Though Rex Burkhead ran for 75 yards, 52 came on one play, an option along the left sideline. He averaged only 2.3 yards on his other 10 carries.

The passing game also showed flaws. First-time starter Quincy Enunwa caught four balls for 58 yards, but the top returning receiver, Brandon Kinnie, had two drops. Martinez also continues to struggle with throwing behind receivers.

Beck said there is an opportunity for rapid improvement.

The only turnover was a fumble by backup quarterback Brion Carnes in the fourth quarter. Five true freshmen played on offense, including three running backs.
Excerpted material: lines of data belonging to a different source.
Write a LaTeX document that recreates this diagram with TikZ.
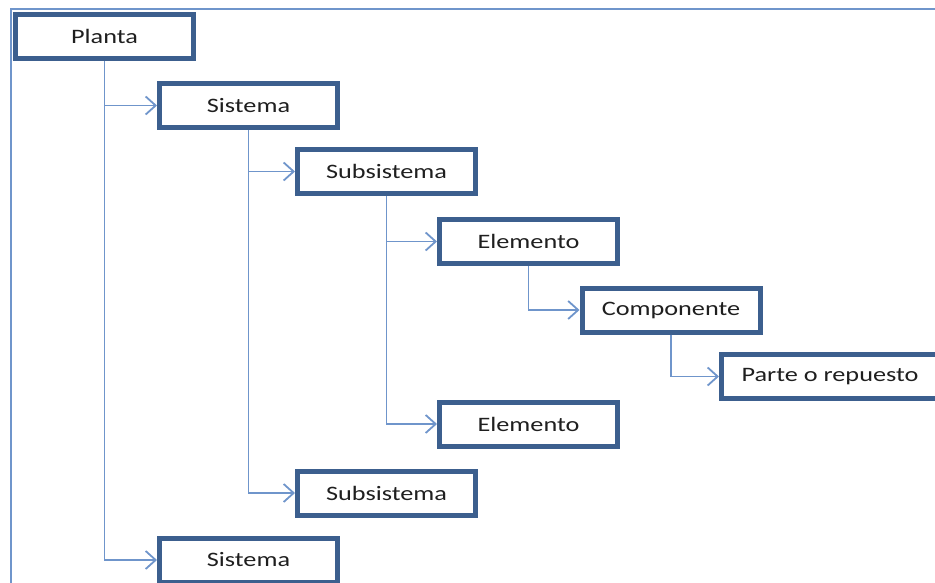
\documentclass[tikz,border=0pt]{standalone}
\usepackage{fontspec}
\setmainfont{Carlito}
\usepackage{graphicx}
\usetikzlibrary{arrows.meta}

\definecolor{boxBlue}{HTML}{3C5F8E}
\definecolor{lineBlue}{HTML}{6F95CB}
\newcommand{\wide}[1]{\scalebox{1.28}[1]{#1}}

\begin{document}
\begin{tikzpicture}[x = 1pt, y = -1pt, font=\fontsize{20.5}{24}\selectfont]
	\tikzstyle{boxStyle}=[shape = rectangle, draw = boxBlue, line width = 5pt, fill = white, text = black!88, minimum width = 178pt, minimum height = 44pt, inner sep = 0pt, outer sep = 2.5pt]
	\tikzstyle{arrowStyle}=[draw = lineBlue, line width = 1.8pt, -{Straight Barb[length = 10pt, width = 18pt, line width = 1.8pt]}]
	\clip (0,0) rectangle (935,583);
	\useasboundingbox (0,0) rectangle (935,583);
	\draw[lineBlue, line width = 2pt] (11,583) -- (11,9) -- (935,9);
	\node[boxStyle] (planta) at (104.5,36.5) {\wide{Planta}};
	\node[boxStyle] (sis1) at (248.5,105.5) {\wide{Sistema}};
	\node[boxStyle] (sub1) at (386.5,171.5) {\wide{Subsistema}};
	\node[boxStyle] (ele1) at (528.5,241.5) {\wide{Elemento}};
	\node[boxStyle] (comp) at (671,310) {\wide{Componente}};
	\node[boxStyle, minimum width = 217pt] (parte) at (830,376.5) {\wide{Parte o repuesto}};
	\node[boxStyle] (ele2) at (528.5,424) {\wide{Elemento}};
	\node[boxStyle] (sub2) at (386.5,493) {\wide{Subsistema}};
	\node[boxStyle] (sis2) at (248.5,560) {\wide{Sistema}};
	\draw[arrowStyle] (planta.south) |- (sis1);
	\draw[arrowStyle] (planta.south) |- (sis2);
	\draw[arrowStyle] (sis1.south) |- (sub1);
	\draw[arrowStyle] (sis1.south) |- (sub2);
	\draw[arrowStyle] (sub1.south) |- (ele1);
	\draw[arrowStyle] (sub1.south) |- (ele2);
	\draw[arrowStyle] (ele1.south) |- (comp);
	\draw[arrowStyle] (comp.south) |- (parte);
\end{tikzpicture}
\end{document}
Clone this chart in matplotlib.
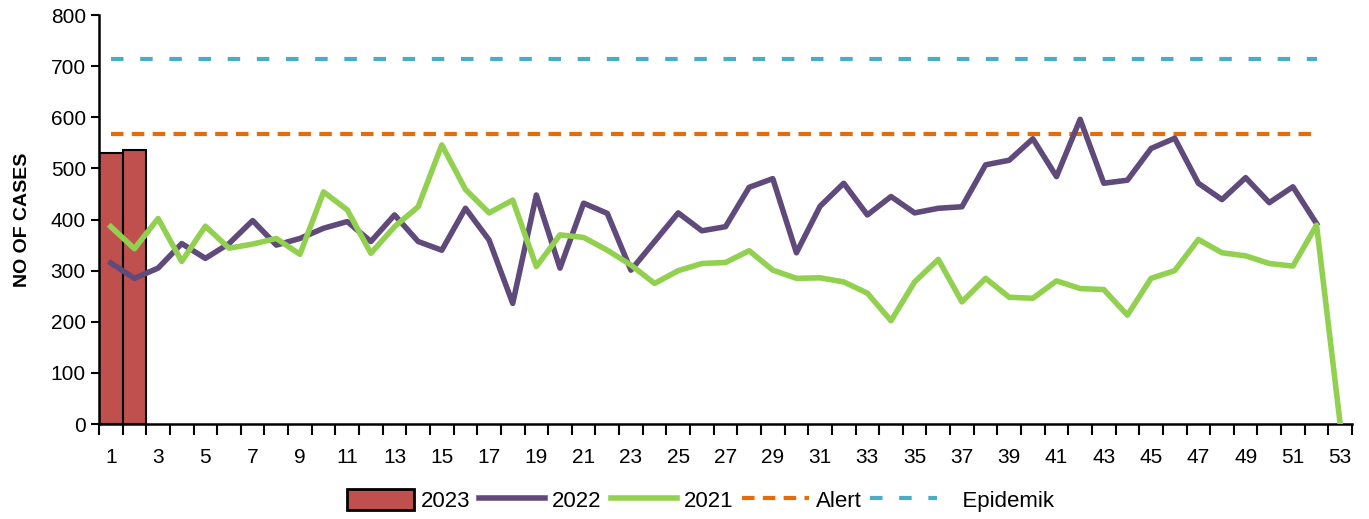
import matplotlib.pyplot as plt
import numpy as np
from matplotlib.ticker import FixedLocator

plt.rcParams['font.family'] = ['Liberation Sans', 'DejaVu Sans']

weeks = np.arange(1, 54)

cases_2023 = [531, 537]

cases_2022 = [315, 285, 305, 353, 324, 353, 398, 350, 363, 383,
              396, 357, 409, 357, 340, 422, 360, 236, 448, 305,
              432, 412, 301, 357, 413, 378, 386, 463, 480, 335,
              426, 471, 409, 445, 413, 422, 425, 507, 516, 558,
              484, 596, 471, 477, 539, 559, 471, 439, 482, 433,
              464, 392]

cases_2021 = [386, 343, 402, 318, 387, 344, 352, 363, 332, 454,
              419, 334, 386, 425, 546, 459, 413, 438, 308, 370,
              365, 340, 311, 275, 300, 314, 316, 339, 301, 285,
              286, 278, 256, 202, 278, 322, 239, 285, 248, 246,
              280, 265, 263, 213, 285, 300, 361, 335, 329, 314,
              309, 389, 0]

alert = 567
epidemic = 714

fig = plt.figure(figsize=(13.69, 5.19), dpi=100)
ax = fig.add_axes([0.0723, 0.183, 0.9153, 0.788])

ax.bar(weeks[:len(cases_2023)], cases_2023, width=1.0, color='#C0504D',
       edgecolor='black', linewidth=1.5, label='2023', zorder=2)
ax.plot(weeks[:len(cases_2022)], cases_2022, color='#604A7B', linewidth=4,
        label='2022', zorder=3)
ax.plot(weeks[:len(cases_2021)], cases_2021, color='#92D050', linewidth=4,
        label='2021', zorder=3)
ax.plot(weeks[:52], [alert] * 52, color='#E46C0A', linewidth=3,
        linestyle=(0, (3, 2)), label='Alert', zorder=2)
ax.plot(weeks[:52], [epidemic] * 52, color='#4BACC6', linewidth=3,
        linestyle=(0, (3, 4)), label='   Epidemik', zorder=2)

ax.set_xlim(0.5, 53.5)
ax.set_ylim(0, 800)
ax.set_yticks(np.arange(0, 801, 100))
ax.set_xticks(np.arange(1, 54, 2))
ax.xaxis.set_minor_locator(FixedLocator(np.arange(0.5, 54, 1)))
ax.tick_params(axis='x', which='major', length=0, labelsize=15, pad=17)
ax.tick_params(axis='x', which='minor', length=8, width=1.5, direction='out')
ax.tick_params(axis='y', length=6, width=1.5, labelsize=15)

for s in ['top', 'right']:
    ax.spines[s].set_visible(False)
for s in ['left', 'bottom']:
    ax.spines[s].set_linewidth(1.8)

ax.set_ylabel('NO OF CASES', fontsize=14, fontweight='bold', labelpad=14)

handles, labels = ax.get_legend_handles_labels()
order = [labels.index(l) for l in ['2023', '2022', '2021', 'Alert', '   Epidemik']]
leg = ax.legend([handles[i] for i in order], [labels[i] for i in order],
                loc='center', bbox_to_anchor=(0.48, -0.187), ncol=5,
                frameon=False, fontsize=16, handlelength=3.0, handleheight=1.1,
                handletextpad=0.3, columnspacing=0.4)
leg.legend_handles[0].set_linewidth(2)

plt.savefig('out.png', dpi=100)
Braylon Heard and Aaron Green combined for five carries for 19 yards, and fellow I-back Ameer Abdullah returned five punts, including one for 28 yards. Receiver Jamal Turner caught a pass for 19 yards, and Moore became the first true freshman to start an opener on the offensive line.

"You're dealing with a young football team, and you don't know how they're going to come out," Beck said. "I think early on, watching from the press box, you could tell there was some nervousness in them. They settled down. I don't think that's an excuse. That's a fact we settled down, but still I don't think we executed as well as we could."

Beck said he also needs to become more polished as a play-caller.

"I did some things during the game, pounding my head against the wall saying we're going to work on a certain play and I just kept running it because I want live work at it," he said. "It probably wasn't very smart on my part, but I'm stubborn sometimes and I said we're going to run this play and get it right and I kept calling it."

Coach Bo Pelini said the opener gave the team a benchmark for where it needs to improve.

"I told the guys in the locker room that now is the time to roll up your sleeves and go to work," he said.